Doris Uhlich, die mit ihren Arbeiten den Spielplan der Residenz herausragend geprägt hat, schaut mit „GAP“ auf eine der zentralen Fragen der Gegenwart: auf die Frage nach bezahlbarem Wohnraum — und sie nimmt diese Frage in den Blick zusammen auch mit denen, die keinen Wohnraum haben.

„Bu sözler bizim — Die Worte gehören uns“ von Yade Yasemin Önder in der Diskothek erzählt auf zugleich sehr theatrale und poetische Weise, wie das Abwesende und die Vergangenheit das ‚Wir‘ einer Familie bestimmen können. Mit seiner Zweisprachigkeit, deutsch und türkisch, erzählt das Stück auf sehr selbstverständliche Weise einen Aspekt der Vielfalt des Zusammenlebens in unserer Gegenwart. Das gilt auch für Raphaela Bardutzkys „Altbau in zentraler Lage“, das zugleich in deutscher Laut- und in Deutscher Gebärdensprache auf die Bühne kommt — ebenso wie „fünf minuten stille“ von Leo Meier.

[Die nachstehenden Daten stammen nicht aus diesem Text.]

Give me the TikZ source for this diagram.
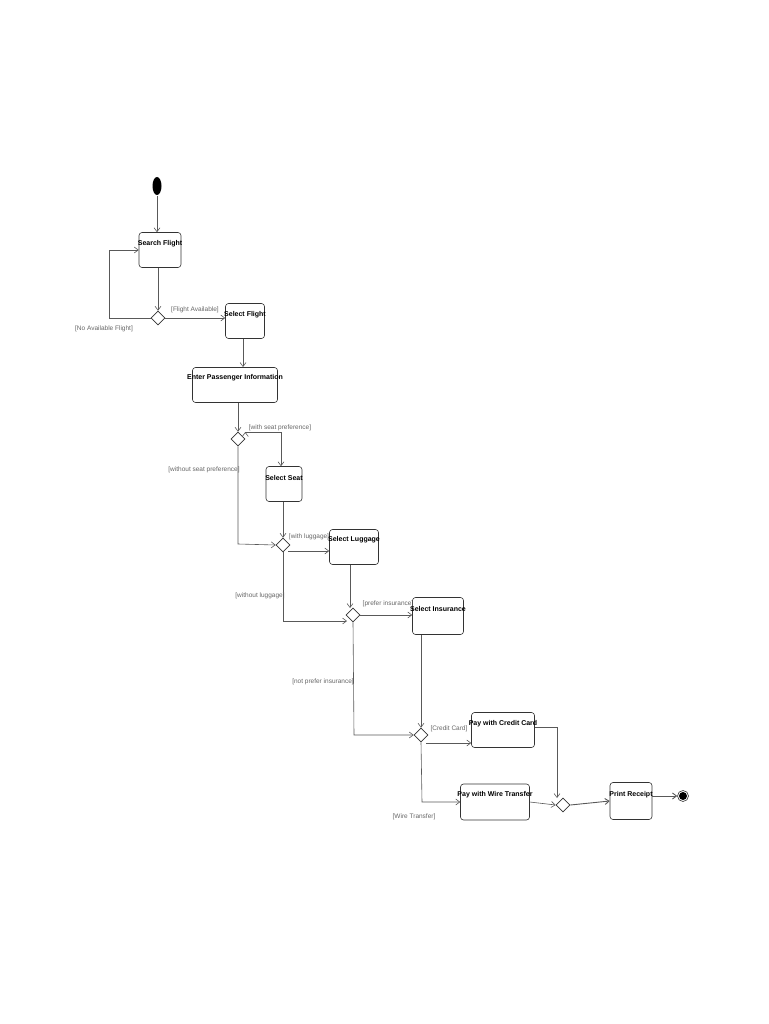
\documentclass[tikz,border=0pt]{standalone}
\usepackage{fontspec}
\setmainfont{Liberation Sans}
\usetikzlibrary{arrows.meta,shapes.geometric}
\begin{document}
\begin{tikzpicture}[x=1pt,y=-1pt,
  act/.style={draw=black!80,rounded corners=3pt,line width=0.6pt,minimum height=35pt,text depth=0pt,font=\fontsize{7}{8}\selectfont\bfseries},
  dec/.style={draw=black!80,diamond,minimum size=14pt,inner sep=0pt,line width=0.6pt},
  fl/.style={draw=black!65,line width=0.6pt,-{Straight Barb[length=4pt,width=6pt]}},
  lb/.style={text=black!60,font=\fontsize{6.5}{7}\selectfont,inner sep=1pt}]
\useasboundingbox (0,0) rectangle (768,1024);
\fill[black] (157,186) ellipse (4.5 and 9) coordinate (st);
\node[inner sep=0pt,minimum size=1pt] (st) at (157,195) {};
\newcommand{\actnode}[5]{\node[act,minimum width=#3pt,minimum height=#4pt] (#1) at #2 {};\node[font=\fontsize{7}{8}\selectfont\bfseries,inner sep=0pt] at ([yshift=-2pt]#1.north |- 0,0) {};}
\node[act,minimum width=42pt,minimum height=35pt] (sf) at (160,250) {};
\node[font=\fontsize{7}{8}\selectfont\bfseries] at (160,244) {Search Flight};
\node[dec] (d1) at (158,318) {};
\node[act,minimum width=39pt] (sel) at (245,321) {};
\node[font=\fontsize{7}{8}\selectfont\bfseries] at (245,315) {Select Flight};
\node[act,minimum width=85pt] (epi) at (235,385) {};
\node[font=\fontsize{7}{8}\selectfont\bfseries] at (235,378) {Enter Passenger Information};
\node[dec] (d2) at (238,439) {};
\node[act,minimum width=36pt] (ss) at (284,484) {};
\node[font=\fontsize{7}{8}\selectfont\bfseries] at (284,478) {Select Seat};
\node[dec] (d3) at (283,545) {};
\node[act,minimum width=49pt] (sl) at (354,547) {};
\node[font=\fontsize{7}{8}\selectfont\bfseries] at (354,540) {Select Luggage};
\node[dec] (d4) at (353,615) {};
\node[act,minimum width=51pt,minimum height=37pt] (si) at (438,616) {};
\node[font=\fontsize{7}{8}\selectfont\bfseries] at (438,609) {Select Insurance};
\node[dec] (d5) at (421,735) {};
\node[act,minimum width=63pt] (cc) at (503,730) {};
\node[font=\fontsize{7}{8}\selectfont\bfseries] at (503,724) {Pay with Credit Card};
\node[act,minimum width=69pt,minimum height=36pt] (wt) at (495,802) {};
\node[font=\fontsize{7}{8}\selectfont\bfseries] at (495,795) {Pay with Wire Transfer};
\node[dec] (d6) at (563,805) {};
\node[act,minimum width=42pt,minimum height=37pt] (pr) at (631,801) {};
\node[font=\fontsize{7}{8}\selectfont\bfseries] at (631,795) {Print Receipt};
\node[circle,draw=black!80,line width=0.6pt,minimum width=11pt,minimum height=11pt,inner sep=0pt] (en) at (683,796) {};
\fill[black] (en) circle (4);
% flows
\draw[fl] (st) -- (sf.north -| st);
\draw[fl] (d1.north |- sf.south) -- (d1.north);
\coordinate (l1) at (109,318); \coordinate (l2) at (109,250);
\draw[fl] (d1.west) -- (l1) -- (l2) -- (sf.west);
\node[lb] at (104,329) {[No Available Flight]};
\draw[fl] (d1.east) -- (sel.west |- d1.east);
\node[lb] at (195,310) {[Flight Available]};
\draw[fl] (243,339) -- (243,367);
\draw[fl] (d2.north |- epi.south) -- (d2.north);
\coordinate (a2) at (281,432);
\draw[fl] (d2.east) ++(0,-7) coordinate (tmp);
\draw[fl] (245,432) -| (ss.north -| 281,0);
\node[lb] at (280,428) {[with seat preference]};
\coordinate (b2) at (238,544);
\draw[fl] (d2.south) -- (b2) -- (d3.west);
\node[lb] at (204,470) {[without seat preference]};
\draw[fl] (ss.south -| d3.north) -- (d3.north);
\draw[fl] (288,551) -- (sl.west |- 0,551);
\node[lb] at (309,537) {[with luggage]};
\coordinate (b3) at (283,621);
\draw[fl] (d3.south) -- (b3) -- (347,621);
\node[lb] at (260,596) {[without luggage]};
\draw[fl] (350,565) -- (350,608);
\draw[fl] (d4.east) -- (si.west |- d4.east);
\node[lb] at (388,604) {[prefer insurance]};
\draw[fl] (si.south -| d5.north) -- (d5.north);
\coordinate (b4) at (354,735);
\draw[fl] (d4.south) -- (b4) -- (d5.west);
\node[lb] at (323,682) {[not prefer insurance]};
\draw[fl] (426,743) -- (cc.west |- 0,743);
\node[lb] at (449,729) {[Credit Card]};
\coordinate (b5) at (422,802);
\draw[fl] (d5.south) -- (b5) -- (wt.west |- b5);
\node[lb] at (414,817) {[Wire Transfer]};
\coordinate (c1) at (557,727);
\draw[fl] (cc.east |- c1) -- (c1) -- (557,798);
\draw[fl] (wt.east) -- (d6.west);
\draw[fl,line width=0.9pt] (d6.east) -- (pr.west);
\draw[fl,line width=0.9pt] (pr.east |- en) -- (en.west);
\end{tikzpicture}
\end{document}
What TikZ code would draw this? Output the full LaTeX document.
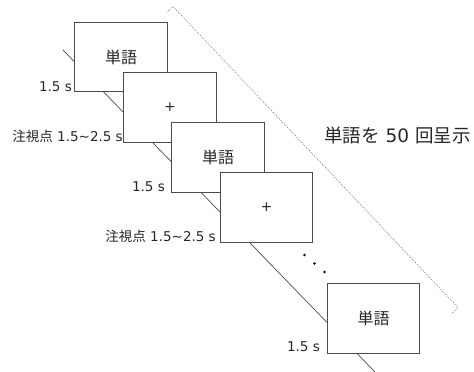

Ein ‚Wir‘ ist eben nicht allein — und so entstehen nicht wenige Produktionen und Projekte auch dieser Spielzeit wieder in Kooperationen: Das Stadtgeschichtliche Museum bietet weiterhin seinen „Woyzeck“-Rundgang an im Umfeld unserer Inszenierung, „Bu sözler bizim — Die Worte gehören uns“ entsteht in Kooperation mit den WIENER WORTSTAETTEN, und das Festival „4+1“ bringt im Juni 2026 noch einmal die Themen und Stimmen des dramatischen Nachwuchses der deutschsprachigen Schreibschulen in Leipzig zusammen — vorgestellt in Lesungen mit dem Ensemble, Diskussionen mit Ihnen, dem Publikum, und eingebettet in das Repertoire an Gegenwartsdramatik der Diskothek, wie es in dieser Dichte so in der deutschsprachigen Theaterlandschaft nach wie vor selten ist. Die Programmatik der Spielstätte Residenz basiert allein auf Kooperationen, neuen und auch lang etablierten, mit der Freien Szene Leipzigs, Deutschlands und Europas.

Die „Wir-Gesänge“ werden über die Spielzeit 2025 / 26 hinaus fortdauern und auch das Motto geben für die folgende Saison, mit der dann die Intendanz von Enrico Lübbe und seinem Team am Schauspiel Leipzig endet: Zur Eröffnung der Saison 2026 / 27 steht noch einmal ein großes Stück der Antike auf dem Plan — noch einmal auch mit einem großen Chor aus Menschen der Leipziger Stadtgesellschaft.
Was macht das ‚Wir‘ aus? Was macht uns alle aus, was bedingt uns, was beschäftigt uns als Gesellschaft? Wir hoffen, Sie haben Lust und Interesse, diesen Gedanken gemeinsam mit uns die kommenden beiden Spielzeiten nachzugehen am Schauspiel Leipzig. Dazu laden wir Sie herzlich ein.